Thank You, Applicants

On Friday, the Admission and Financial Aid team arrived to a sticky note on the door of our office. It read: “Thank you for all you do, Admissions staff!” As it turns out, a group of Olin students had spent time the night before writing stickies of gratitude and posting them all around campus. This was a wonderful way to start the day and an apt mirror of the gratitude which has overwhelmed me as we prepare to release our first round of decisions: the invitations to Candidates’ Weekends.

I am grateful for my team for all their efforts to recruit a most excellent applicant pool. I am grateful for all the faculty and staff who participate in reading applications. I am grateful for the admission committee who holed up in a conference room with me for many hours to make our final decisions. But most of all, I am grateful for our applicants.

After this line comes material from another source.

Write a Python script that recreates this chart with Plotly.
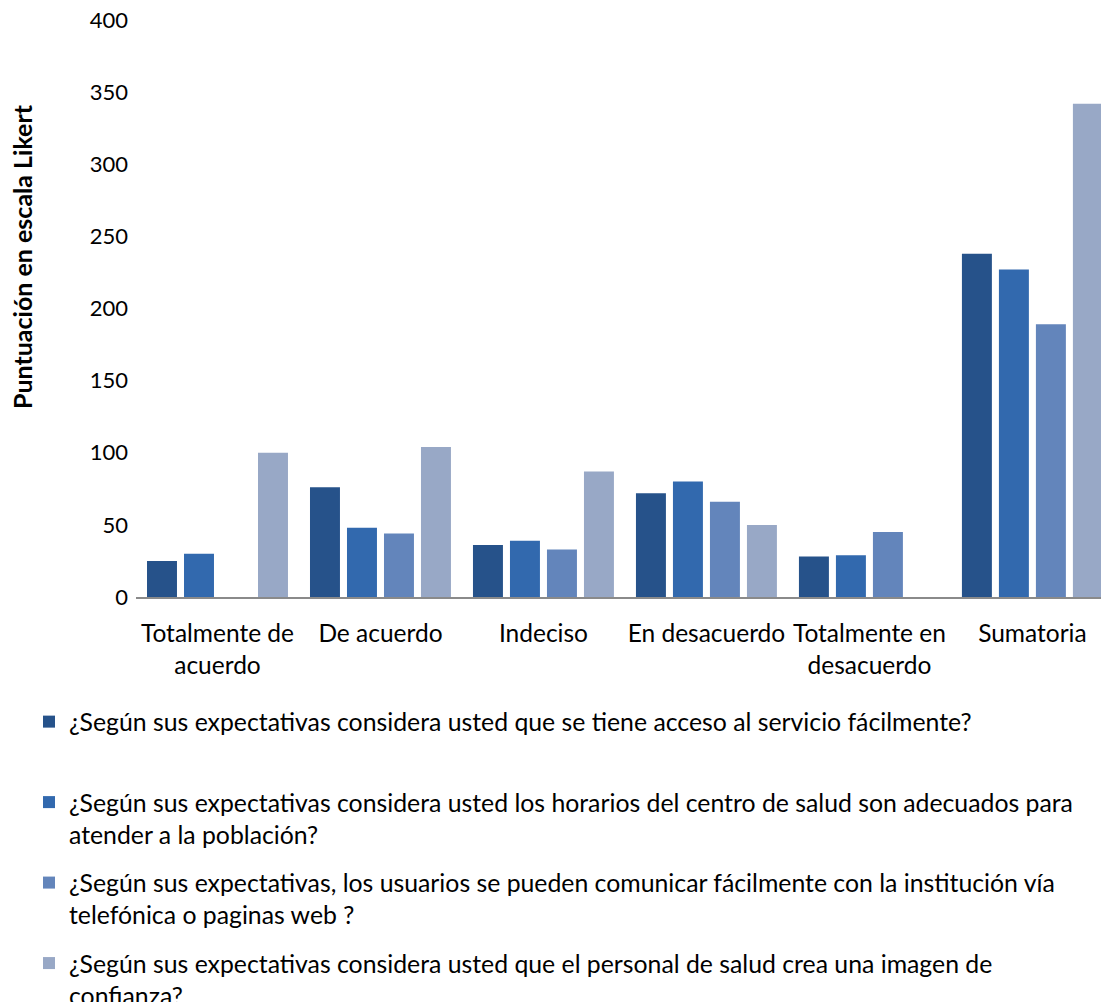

Applying to college is an act of vulnerability. You are sending your stories, your hopes, your fears, your successes and your failures out into the world for review by a set of strangers. Your application is your emissary, the representative of you that these strangers will read and ponder and then ultimately judge in order to determine if a path to a particular institution will be open to you. You are sending yourself to us. You are making yourself vulnerable. And I truly believe that to make oneself vulnerable is an act of bravery. As Brené Brown says, “The definition of vulnerability is uncertainty, risk and emotional exposure. But vulnerability is not weakness; it’s our most accurate measure of courage.”

So yes, indeed I am grateful for all the wonderful people I’ve met through applications or in an information session or an interview. I’m grateful you put yourself out there. Know you were heard and seen. Our applicant pool was filled with far more wonderful humans than we will meet at Candidates’ Weekends. If you are not invited to Candidates’ Weekends, it is not a judgment on your worth or your future success but the unfortunate consequence of our tiny size. To invoke Dr. Seuss, “Kid, you’ll move mountains.”

We are lucky to work in admission and lucky to be a part of your stories. Thank you for showing us your world.